=== Provided data ===
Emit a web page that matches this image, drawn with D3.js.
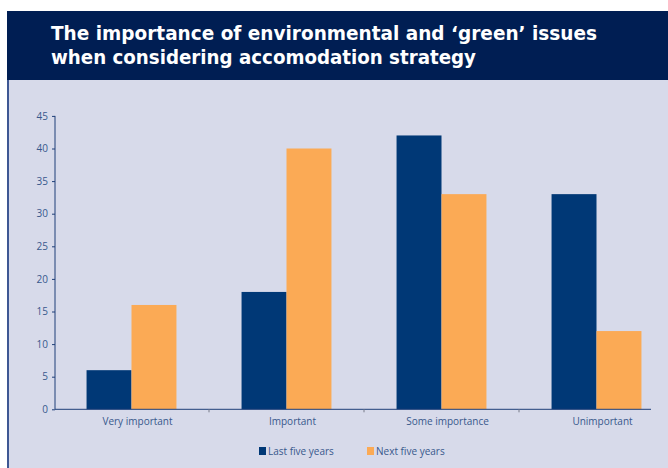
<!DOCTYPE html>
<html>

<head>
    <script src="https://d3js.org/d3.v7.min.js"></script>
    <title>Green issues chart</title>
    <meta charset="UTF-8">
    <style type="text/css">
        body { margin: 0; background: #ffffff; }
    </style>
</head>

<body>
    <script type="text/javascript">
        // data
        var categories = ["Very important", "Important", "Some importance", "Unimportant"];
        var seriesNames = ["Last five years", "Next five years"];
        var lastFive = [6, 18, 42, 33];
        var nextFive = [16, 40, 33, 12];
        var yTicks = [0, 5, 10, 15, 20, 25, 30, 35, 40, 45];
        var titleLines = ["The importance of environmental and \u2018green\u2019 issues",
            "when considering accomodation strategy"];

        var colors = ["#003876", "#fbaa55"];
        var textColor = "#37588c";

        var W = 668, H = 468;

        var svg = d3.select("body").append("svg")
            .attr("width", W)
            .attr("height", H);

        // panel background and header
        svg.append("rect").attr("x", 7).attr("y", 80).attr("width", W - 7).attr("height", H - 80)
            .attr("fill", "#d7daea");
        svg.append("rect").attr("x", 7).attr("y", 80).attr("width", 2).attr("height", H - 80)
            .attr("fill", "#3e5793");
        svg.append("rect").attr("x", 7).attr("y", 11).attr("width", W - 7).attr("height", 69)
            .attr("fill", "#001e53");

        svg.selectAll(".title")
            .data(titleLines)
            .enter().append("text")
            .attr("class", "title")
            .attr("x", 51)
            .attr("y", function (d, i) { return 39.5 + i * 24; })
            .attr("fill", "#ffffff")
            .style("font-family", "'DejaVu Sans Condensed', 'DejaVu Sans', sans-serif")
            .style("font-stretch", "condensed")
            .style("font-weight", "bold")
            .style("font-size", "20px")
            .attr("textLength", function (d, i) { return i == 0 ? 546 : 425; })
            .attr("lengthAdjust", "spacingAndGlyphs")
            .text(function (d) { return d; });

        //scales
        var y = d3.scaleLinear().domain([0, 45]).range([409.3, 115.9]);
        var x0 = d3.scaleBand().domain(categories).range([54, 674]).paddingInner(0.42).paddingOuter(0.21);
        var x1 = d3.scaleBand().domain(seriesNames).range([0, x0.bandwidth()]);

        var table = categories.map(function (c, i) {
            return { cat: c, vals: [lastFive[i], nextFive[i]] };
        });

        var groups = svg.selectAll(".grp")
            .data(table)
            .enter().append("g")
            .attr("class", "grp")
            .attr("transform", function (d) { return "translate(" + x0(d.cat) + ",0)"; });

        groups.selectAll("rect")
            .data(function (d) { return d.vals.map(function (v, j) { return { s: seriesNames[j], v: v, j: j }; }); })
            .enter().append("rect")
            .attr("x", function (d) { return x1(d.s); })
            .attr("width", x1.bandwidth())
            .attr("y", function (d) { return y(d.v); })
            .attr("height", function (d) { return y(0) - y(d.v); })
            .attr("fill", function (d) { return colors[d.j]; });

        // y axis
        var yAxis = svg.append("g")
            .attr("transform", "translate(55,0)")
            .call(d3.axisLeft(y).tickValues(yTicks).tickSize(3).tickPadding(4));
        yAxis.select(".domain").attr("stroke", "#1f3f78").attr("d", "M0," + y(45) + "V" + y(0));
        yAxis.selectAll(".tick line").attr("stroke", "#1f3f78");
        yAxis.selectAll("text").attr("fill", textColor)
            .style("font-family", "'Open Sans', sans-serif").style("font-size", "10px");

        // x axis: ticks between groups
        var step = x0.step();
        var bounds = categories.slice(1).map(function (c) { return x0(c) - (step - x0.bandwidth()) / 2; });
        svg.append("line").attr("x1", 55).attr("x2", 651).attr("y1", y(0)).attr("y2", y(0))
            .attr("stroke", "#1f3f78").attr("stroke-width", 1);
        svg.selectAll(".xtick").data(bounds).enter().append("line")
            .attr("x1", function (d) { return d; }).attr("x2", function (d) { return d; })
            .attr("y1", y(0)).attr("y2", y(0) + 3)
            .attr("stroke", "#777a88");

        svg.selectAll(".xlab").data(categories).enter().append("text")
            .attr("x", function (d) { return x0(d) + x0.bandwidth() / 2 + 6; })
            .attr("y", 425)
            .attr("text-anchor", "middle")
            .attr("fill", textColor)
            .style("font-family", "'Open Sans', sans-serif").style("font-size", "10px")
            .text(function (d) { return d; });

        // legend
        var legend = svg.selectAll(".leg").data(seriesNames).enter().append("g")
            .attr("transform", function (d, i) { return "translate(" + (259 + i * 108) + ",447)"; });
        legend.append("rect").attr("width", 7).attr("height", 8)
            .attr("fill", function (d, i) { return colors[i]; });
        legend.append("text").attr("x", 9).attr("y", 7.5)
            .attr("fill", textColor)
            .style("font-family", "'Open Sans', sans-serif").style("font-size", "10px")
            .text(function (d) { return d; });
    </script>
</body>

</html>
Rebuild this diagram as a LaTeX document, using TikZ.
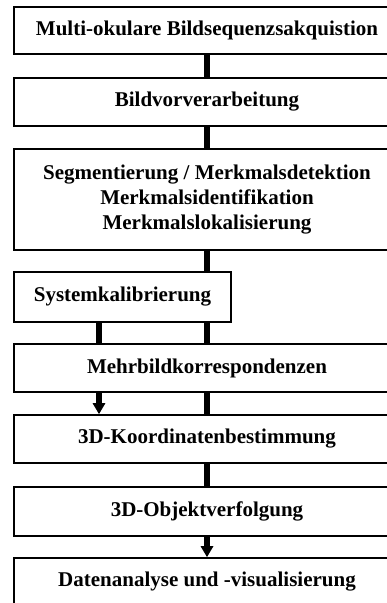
===
● The problem
Transcribe the records verbatim and omit the images.

● Solution for this exercise
Emit a web page that matches this image, drawn with D3.js.
<!DOCTYPE html>
<html>

<head>
    <script src="https://d3js.org/d3.v7.min.js"></script>
    <title>Green issues chart</title>
    <meta charset="UTF-8">
    <style type="text/css">
        body { margin: 0; background: #ffffff; }
    </style>
</head>

<body>
    <script type="text/javascript">
        // data
        var categories = ["Very important", "Important", "Some importance", "Unimportant"];
        var seriesNames = ["Last five years", "Next five years"];
        var lastFive = [6, 18, 42, 33];
        var nextFive = [16, 40, 33, 12];
        var yTicks = [0, 5, 10, 15, 20, 25, 30, 35, 40, 45];
        var titleLines = ["The importance of environmental and \u2018green\u2019 issues",
            "when considering accomodation strategy"];

        var colors = ["#003876", "#fbaa55"];
        var textColor = "#37588c";

        var W = 668, H = 468;

        var svg = d3.select("body").append("svg")
            .attr("width", W)
            .attr("height", H);

        // panel background and header
        svg.append("rect").attr("x", 7).attr("y", 80).attr("width", W - 7).attr("height", H - 80)
            .attr("fill", "#d7daea");
        svg.append("rect").attr("x", 7).attr("y", 80).attr("width", 2).attr("height", H - 80)
            .attr("fill", "#3e5793");
        svg.append("rect").attr("x", 7).attr("y", 11).attr("width", W - 7).attr("height", 69)
            .attr("fill", "#001e53");

        svg.selectAll(".title")
            .data(titleLines)
            .enter().append("text")
            .attr("class", "title")
            .attr("x", 51)
            .attr("y", function (d, i) { return 39.5 + i * 24; })
            .attr("fill", "#ffffff")
            .style("font-family", "'DejaVu Sans Condensed', 'DejaVu Sans', sans-serif")
            .style("font-stretch", "condensed")
            .style("font-weight", "bold")
            .style("font-size", "20px")
            .attr("textLength", function (d, i) { return i == 0 ? 546 : 425; })
            .attr("lengthAdjust", "spacingAndGlyphs")
            .text(function (d) { return d; });

        //scales
        var y = d3.scaleLinear().domain([0, 45]).range([409.3, 115.9]);
        var x0 = d3.scaleBand().domain(categories).range([54, 674]).paddingInner(0.42).paddingOuter(0.21);
        var x1 = d3.scaleBand().domain(seriesNames).range([0, x0.bandwidth()]);

        var table = categories.map(function (c, i) {
            return { cat: c, vals: [lastFive[i], nextFive[i]] };
        });

        var groups = svg.selectAll(".grp")
            .data(table)
            .enter().append("g")
            .attr("class", "grp")
            .attr("transform", function (d) { return "translate(" + x0(d.cat) + ",0)"; });

        groups.selectAll("rect")
            .data(function (d) { return d.vals.map(function (v, j) { return { s: seriesNames[j], v: v, j: j }; }); })
            .enter().append("rect")
            .attr("x", function (d) { return x1(d.s); })
            .attr("width", x1.bandwidth())
            .attr("y", function (d) { return y(d.v); })
            .attr("height", function (d) { return y(0) - y(d.v); })
            .attr("fill", function (d) { return colors[d.j]; });

        // y axis
        var yAxis = svg.append("g")
            .attr("transform", "translate(55,0)")
            .call(d3.axisLeft(y).tickValues(yTicks).tickSize(3).tickPadding(4));
        yAxis.select(".domain").attr("stroke", "#1f3f78").attr("d", "M0," + y(45) + "V" + y(0));
        yAxis.selectAll(".tick line").attr("stroke", "#1f3f78");
        yAxis.selectAll("text").attr("fill", textColor)
            .style("font-family", "'Open Sans', sans-serif").style("font-size", "10px");

        // x axis: ticks between groups
        var step = x0.step();
        var bounds = categories.slice(1).map(function (c) { return x0(c) - (step - x0.bandwidth()) / 2; });
        svg.append("line").attr("x1", 55).attr("x2", 651).attr("y1", y(0)).attr("y2", y(0))
            .attr("stroke", "#1f3f78").attr("stroke-width", 1);
        svg.selectAll(".xtick").data(bounds).enter().append("line")
            .attr("x1", function (d) { return d; }).attr("x2", function (d) { return d; })
            .attr("y1", y(0)).attr("y2", y(0) + 3)
            .attr("stroke", "#777a88");

        svg.selectAll(".xlab").data(categories).enter().append("text")
            .attr("x", function (d) { return x0(d) + x0.bandwidth() / 2 + 6; })
            .attr("y", 425)
            .attr("text-anchor", "middle")
            .attr("fill", textColor)
            .style("font-family", "'Open Sans', sans-serif").style("font-size", "10px")
            .text(function (d) { return d; });

        // legend
        var legend = svg.selectAll(".leg").data(seriesNames).enter().append("g")
            .attr("transform", function (d, i) { return "translate(" + (259 + i * 108) + ",447)"; });
        legend.append("rect").attr("width", 7).attr("height", 8)
            .attr("fill", function (d, i) { return colors[i]; });
        legend.append("text").attr("x", 9).attr("y", 7.5)
            .attr("fill", textColor)
            .style("font-family", "'Open Sans', sans-serif").style("font-size", "10px")
            .text(function (d) { return d; });
    </script>
</body>

</html>
Rebuild this diagram as a LaTeX document, using TikZ.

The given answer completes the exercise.